-- start of Data extract --

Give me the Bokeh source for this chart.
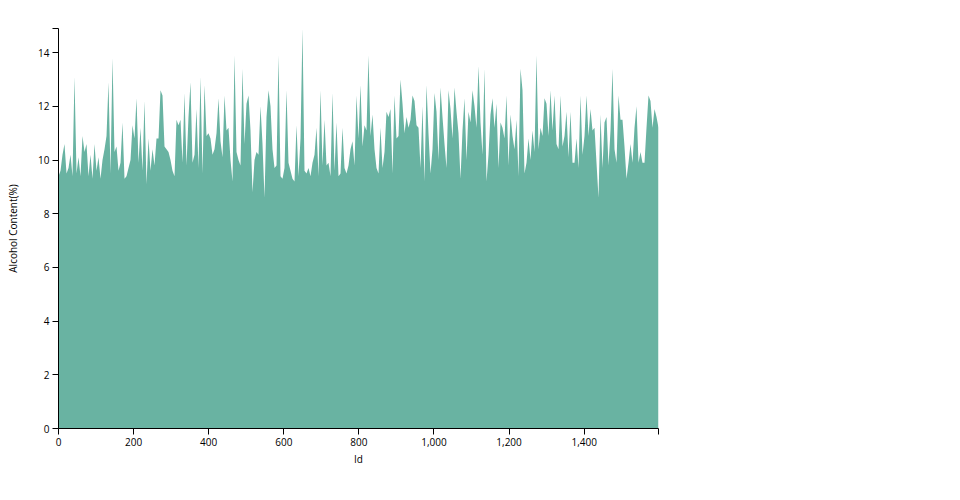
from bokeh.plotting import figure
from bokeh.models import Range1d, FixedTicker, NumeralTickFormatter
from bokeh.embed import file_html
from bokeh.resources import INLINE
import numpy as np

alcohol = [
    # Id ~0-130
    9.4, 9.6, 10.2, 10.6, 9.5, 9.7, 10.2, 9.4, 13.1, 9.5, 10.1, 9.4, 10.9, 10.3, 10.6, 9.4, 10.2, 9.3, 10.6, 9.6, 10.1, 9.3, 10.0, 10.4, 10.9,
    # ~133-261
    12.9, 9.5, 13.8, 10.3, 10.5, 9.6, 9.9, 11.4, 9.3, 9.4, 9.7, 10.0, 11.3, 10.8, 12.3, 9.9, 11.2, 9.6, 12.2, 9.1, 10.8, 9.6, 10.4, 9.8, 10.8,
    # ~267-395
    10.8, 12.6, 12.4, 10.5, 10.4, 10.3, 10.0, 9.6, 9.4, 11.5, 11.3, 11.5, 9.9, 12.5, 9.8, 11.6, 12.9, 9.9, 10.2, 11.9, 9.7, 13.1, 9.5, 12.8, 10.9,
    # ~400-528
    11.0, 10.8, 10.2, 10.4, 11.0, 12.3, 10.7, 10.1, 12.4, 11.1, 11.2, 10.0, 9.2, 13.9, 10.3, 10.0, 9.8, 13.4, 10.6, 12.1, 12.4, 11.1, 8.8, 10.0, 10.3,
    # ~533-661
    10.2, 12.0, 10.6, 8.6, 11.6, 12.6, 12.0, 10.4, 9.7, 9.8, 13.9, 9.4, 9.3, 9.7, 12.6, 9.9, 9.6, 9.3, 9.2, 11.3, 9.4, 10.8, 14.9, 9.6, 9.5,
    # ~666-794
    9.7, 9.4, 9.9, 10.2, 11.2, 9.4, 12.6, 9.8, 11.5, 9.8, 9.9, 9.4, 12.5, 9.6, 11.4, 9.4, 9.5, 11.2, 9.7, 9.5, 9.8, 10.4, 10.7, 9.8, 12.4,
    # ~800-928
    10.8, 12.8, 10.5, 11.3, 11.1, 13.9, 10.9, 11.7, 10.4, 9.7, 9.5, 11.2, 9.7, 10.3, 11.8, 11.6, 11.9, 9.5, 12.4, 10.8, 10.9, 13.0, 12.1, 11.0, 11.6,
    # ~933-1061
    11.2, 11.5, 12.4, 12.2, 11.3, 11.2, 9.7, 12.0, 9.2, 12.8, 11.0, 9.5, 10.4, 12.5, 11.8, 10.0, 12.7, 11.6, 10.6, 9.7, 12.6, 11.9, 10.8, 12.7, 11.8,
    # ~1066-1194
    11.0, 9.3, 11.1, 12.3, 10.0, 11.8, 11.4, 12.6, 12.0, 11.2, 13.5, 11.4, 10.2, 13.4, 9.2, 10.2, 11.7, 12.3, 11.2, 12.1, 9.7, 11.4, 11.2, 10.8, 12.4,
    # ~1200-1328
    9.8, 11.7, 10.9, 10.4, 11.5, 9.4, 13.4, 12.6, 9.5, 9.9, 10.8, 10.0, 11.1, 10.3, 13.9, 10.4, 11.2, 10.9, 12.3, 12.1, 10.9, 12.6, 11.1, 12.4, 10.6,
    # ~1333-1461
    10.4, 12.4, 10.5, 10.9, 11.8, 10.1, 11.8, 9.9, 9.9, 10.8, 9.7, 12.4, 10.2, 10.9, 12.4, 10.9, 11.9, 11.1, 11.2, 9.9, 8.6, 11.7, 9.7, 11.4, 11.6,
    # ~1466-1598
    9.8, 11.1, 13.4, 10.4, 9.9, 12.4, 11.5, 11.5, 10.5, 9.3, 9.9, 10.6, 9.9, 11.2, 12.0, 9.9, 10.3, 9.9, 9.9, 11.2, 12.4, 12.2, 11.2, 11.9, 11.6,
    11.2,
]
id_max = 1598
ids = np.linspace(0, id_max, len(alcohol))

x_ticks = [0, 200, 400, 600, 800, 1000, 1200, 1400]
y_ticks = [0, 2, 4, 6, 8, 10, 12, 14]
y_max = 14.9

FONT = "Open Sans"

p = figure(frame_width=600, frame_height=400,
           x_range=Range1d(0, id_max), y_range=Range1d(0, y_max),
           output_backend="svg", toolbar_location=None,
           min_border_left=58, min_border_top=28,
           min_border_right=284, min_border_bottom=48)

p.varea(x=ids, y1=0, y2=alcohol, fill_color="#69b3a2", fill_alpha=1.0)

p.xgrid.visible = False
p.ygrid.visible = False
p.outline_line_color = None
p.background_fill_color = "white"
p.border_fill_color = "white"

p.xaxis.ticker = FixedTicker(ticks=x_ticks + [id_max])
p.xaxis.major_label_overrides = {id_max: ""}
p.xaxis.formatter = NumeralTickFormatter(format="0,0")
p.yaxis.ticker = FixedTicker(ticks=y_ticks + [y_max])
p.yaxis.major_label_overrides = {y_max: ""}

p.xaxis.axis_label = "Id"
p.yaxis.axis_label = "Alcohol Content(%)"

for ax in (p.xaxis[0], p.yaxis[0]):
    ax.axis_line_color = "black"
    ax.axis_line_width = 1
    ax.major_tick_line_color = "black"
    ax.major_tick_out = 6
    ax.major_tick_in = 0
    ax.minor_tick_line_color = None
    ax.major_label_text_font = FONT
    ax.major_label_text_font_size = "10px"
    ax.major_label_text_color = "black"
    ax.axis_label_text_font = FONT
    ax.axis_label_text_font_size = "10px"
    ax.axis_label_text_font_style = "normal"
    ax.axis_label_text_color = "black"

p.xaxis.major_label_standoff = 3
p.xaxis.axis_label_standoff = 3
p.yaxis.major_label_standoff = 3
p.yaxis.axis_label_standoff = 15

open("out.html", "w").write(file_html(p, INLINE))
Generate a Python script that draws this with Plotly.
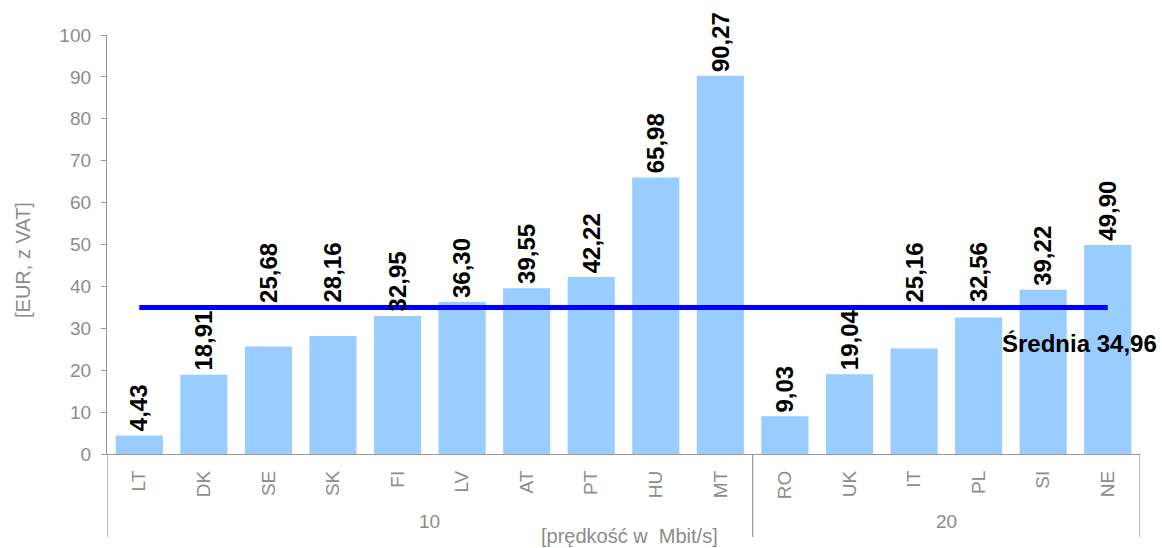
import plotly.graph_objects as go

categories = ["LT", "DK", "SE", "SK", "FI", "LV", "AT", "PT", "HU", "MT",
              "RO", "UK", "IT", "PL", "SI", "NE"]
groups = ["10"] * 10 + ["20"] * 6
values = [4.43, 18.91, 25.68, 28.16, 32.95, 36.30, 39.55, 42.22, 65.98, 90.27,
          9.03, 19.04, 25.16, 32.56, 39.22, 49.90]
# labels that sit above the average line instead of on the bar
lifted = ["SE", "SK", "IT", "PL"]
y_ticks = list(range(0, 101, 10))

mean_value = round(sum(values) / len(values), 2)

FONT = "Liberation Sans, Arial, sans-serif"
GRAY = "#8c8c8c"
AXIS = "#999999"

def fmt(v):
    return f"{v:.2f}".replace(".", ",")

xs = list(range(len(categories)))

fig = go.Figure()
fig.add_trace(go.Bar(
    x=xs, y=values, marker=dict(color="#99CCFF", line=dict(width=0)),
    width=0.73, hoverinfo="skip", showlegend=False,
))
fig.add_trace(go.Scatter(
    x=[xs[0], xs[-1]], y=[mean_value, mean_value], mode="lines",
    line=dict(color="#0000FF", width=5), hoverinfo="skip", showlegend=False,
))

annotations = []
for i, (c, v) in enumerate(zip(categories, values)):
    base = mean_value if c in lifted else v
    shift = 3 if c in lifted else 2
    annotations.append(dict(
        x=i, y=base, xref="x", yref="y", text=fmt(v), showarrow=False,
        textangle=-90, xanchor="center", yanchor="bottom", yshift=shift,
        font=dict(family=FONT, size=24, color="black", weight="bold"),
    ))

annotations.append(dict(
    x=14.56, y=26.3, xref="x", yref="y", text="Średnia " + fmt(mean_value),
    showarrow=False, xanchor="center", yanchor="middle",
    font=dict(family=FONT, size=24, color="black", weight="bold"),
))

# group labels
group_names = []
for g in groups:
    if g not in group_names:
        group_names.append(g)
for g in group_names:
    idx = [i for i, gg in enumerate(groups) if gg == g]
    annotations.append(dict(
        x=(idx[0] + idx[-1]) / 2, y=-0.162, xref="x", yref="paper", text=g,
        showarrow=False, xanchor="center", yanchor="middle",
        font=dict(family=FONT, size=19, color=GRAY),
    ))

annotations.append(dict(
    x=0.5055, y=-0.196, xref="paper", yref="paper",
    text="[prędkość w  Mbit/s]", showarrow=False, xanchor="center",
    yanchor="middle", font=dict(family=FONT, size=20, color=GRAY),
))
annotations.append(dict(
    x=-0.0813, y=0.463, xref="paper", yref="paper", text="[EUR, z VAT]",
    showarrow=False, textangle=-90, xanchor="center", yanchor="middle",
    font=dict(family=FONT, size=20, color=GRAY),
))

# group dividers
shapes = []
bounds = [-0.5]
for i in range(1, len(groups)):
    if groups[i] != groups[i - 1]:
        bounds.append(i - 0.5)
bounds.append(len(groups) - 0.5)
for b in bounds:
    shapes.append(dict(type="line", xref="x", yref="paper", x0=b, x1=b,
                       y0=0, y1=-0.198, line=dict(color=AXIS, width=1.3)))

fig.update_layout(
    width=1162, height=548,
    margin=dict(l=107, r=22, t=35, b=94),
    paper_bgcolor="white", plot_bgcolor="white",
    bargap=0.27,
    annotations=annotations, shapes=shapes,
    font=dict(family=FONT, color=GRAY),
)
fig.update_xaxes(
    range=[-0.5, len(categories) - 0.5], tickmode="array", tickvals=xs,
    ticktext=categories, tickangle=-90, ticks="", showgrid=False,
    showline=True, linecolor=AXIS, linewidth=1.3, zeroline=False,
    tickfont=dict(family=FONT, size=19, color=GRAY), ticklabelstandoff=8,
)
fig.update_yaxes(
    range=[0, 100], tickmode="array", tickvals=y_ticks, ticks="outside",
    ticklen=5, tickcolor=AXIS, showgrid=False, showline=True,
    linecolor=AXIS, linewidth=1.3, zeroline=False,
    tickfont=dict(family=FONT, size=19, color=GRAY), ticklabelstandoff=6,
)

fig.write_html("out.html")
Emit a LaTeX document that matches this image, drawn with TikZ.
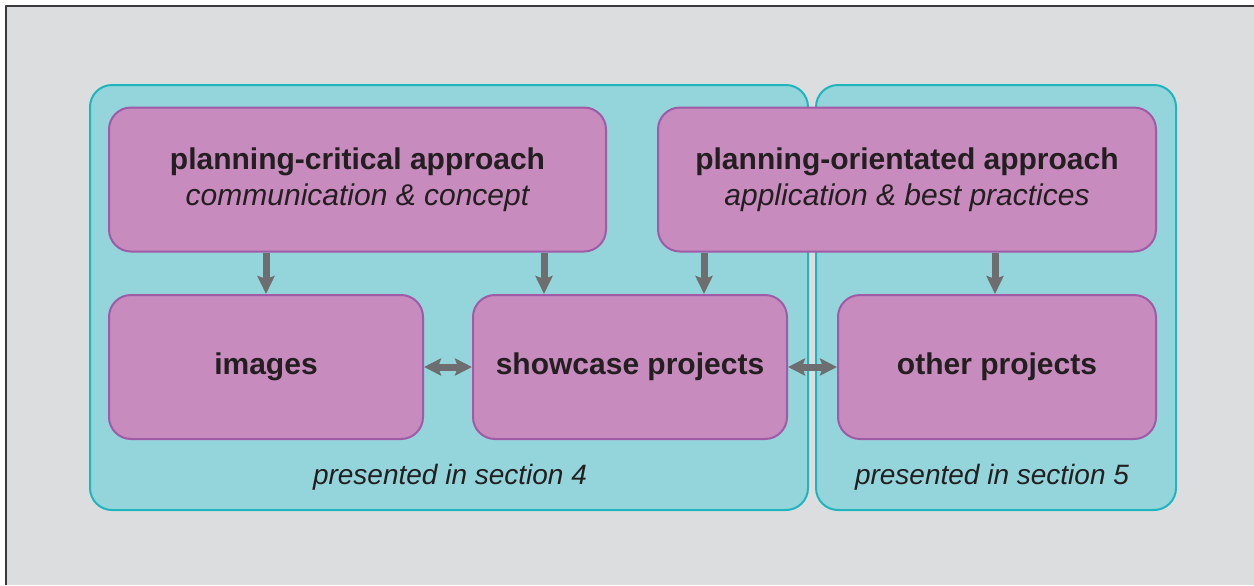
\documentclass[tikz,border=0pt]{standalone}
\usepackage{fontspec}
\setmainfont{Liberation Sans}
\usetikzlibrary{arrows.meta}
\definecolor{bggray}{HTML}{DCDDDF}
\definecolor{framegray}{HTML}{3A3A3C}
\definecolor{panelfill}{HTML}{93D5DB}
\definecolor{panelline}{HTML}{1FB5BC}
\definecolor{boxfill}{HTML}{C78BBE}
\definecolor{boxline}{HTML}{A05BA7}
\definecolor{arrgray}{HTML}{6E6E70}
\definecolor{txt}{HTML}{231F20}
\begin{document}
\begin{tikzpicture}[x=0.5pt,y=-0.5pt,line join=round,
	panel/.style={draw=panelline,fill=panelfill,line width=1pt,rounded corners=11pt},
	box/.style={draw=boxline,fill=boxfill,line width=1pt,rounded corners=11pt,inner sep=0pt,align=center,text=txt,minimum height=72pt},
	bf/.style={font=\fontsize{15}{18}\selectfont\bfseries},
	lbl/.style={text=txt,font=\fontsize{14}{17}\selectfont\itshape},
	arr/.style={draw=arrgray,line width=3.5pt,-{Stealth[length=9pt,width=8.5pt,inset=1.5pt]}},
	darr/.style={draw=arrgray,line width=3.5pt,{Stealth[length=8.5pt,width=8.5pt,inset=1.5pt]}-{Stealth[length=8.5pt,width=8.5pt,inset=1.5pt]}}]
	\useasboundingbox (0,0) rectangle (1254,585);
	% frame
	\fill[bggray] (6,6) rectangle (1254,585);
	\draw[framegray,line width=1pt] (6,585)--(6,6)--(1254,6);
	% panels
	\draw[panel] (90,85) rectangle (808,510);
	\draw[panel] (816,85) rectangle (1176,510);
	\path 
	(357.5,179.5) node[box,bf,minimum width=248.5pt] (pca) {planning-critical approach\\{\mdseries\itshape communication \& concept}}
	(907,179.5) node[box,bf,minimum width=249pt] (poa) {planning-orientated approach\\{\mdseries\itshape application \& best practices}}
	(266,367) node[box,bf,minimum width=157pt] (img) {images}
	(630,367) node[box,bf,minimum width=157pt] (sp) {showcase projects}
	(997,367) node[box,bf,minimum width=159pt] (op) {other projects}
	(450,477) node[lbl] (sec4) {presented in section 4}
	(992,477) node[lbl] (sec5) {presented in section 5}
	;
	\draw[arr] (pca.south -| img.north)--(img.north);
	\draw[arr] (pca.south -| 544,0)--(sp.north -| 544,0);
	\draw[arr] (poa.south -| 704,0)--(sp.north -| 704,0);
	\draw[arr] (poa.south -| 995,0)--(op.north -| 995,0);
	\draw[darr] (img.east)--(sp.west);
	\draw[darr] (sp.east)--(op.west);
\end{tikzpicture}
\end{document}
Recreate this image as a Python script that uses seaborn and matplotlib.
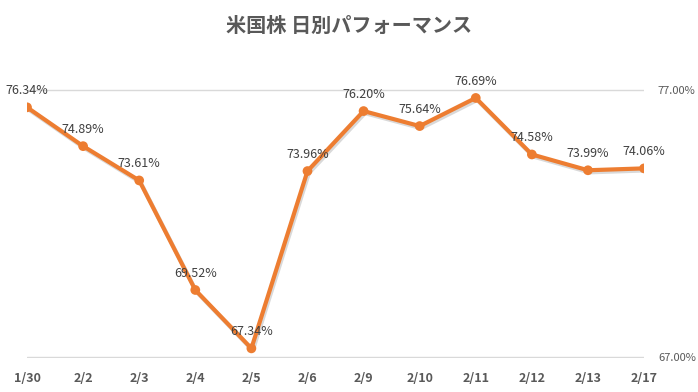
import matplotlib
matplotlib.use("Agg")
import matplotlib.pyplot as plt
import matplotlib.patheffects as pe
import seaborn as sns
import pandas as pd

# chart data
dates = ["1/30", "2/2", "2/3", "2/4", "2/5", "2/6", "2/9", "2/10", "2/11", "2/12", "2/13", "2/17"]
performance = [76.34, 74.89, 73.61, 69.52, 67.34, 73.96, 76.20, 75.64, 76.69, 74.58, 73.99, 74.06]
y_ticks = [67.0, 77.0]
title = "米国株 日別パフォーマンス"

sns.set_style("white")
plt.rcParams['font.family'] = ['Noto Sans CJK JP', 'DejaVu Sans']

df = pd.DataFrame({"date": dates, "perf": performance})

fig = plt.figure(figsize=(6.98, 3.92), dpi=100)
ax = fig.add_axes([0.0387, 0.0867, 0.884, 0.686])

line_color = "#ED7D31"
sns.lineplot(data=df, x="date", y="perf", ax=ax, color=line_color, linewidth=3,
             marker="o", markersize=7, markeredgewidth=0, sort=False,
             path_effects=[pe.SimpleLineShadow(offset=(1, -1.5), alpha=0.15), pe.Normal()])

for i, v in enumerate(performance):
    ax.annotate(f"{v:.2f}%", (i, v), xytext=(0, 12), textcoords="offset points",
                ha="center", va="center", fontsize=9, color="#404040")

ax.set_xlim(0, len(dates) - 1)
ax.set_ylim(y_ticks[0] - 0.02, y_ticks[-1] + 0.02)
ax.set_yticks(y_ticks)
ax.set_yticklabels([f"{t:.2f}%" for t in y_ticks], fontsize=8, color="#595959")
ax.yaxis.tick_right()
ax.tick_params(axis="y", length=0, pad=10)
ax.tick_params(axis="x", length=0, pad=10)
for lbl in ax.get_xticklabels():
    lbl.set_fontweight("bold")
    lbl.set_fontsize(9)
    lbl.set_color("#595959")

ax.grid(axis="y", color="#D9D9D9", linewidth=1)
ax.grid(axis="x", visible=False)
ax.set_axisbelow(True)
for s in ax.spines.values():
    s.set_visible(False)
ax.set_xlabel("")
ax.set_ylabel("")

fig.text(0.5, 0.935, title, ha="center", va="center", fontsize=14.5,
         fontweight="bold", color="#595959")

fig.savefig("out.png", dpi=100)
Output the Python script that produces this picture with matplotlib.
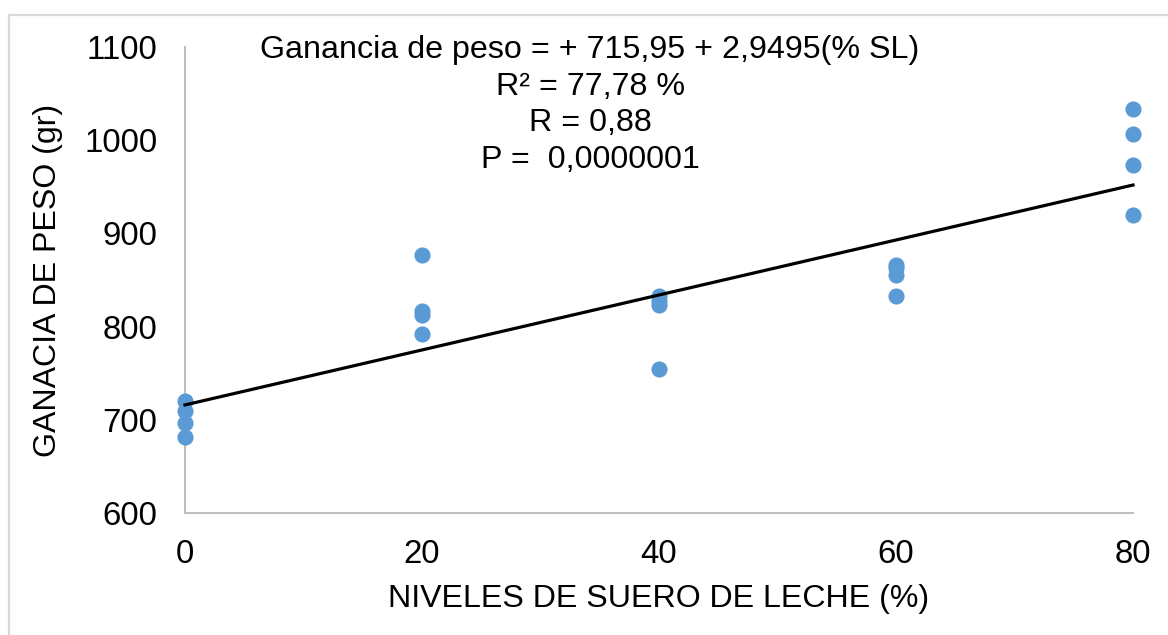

-- end of Data extract --

# Problem to work on:
Repeat, exactly and in full, each line from the start of the data to the line that contains "import numpy as np". Pictures do not go in.

# Exercise output:
Give me the Bokeh source for this chart.
from bokeh.plotting import figure
from bokeh.models import Range1d, FixedTicker, NumeralTickFormatter
from bokeh.embed import file_html
from bokeh.resources import INLINE
import numpy as np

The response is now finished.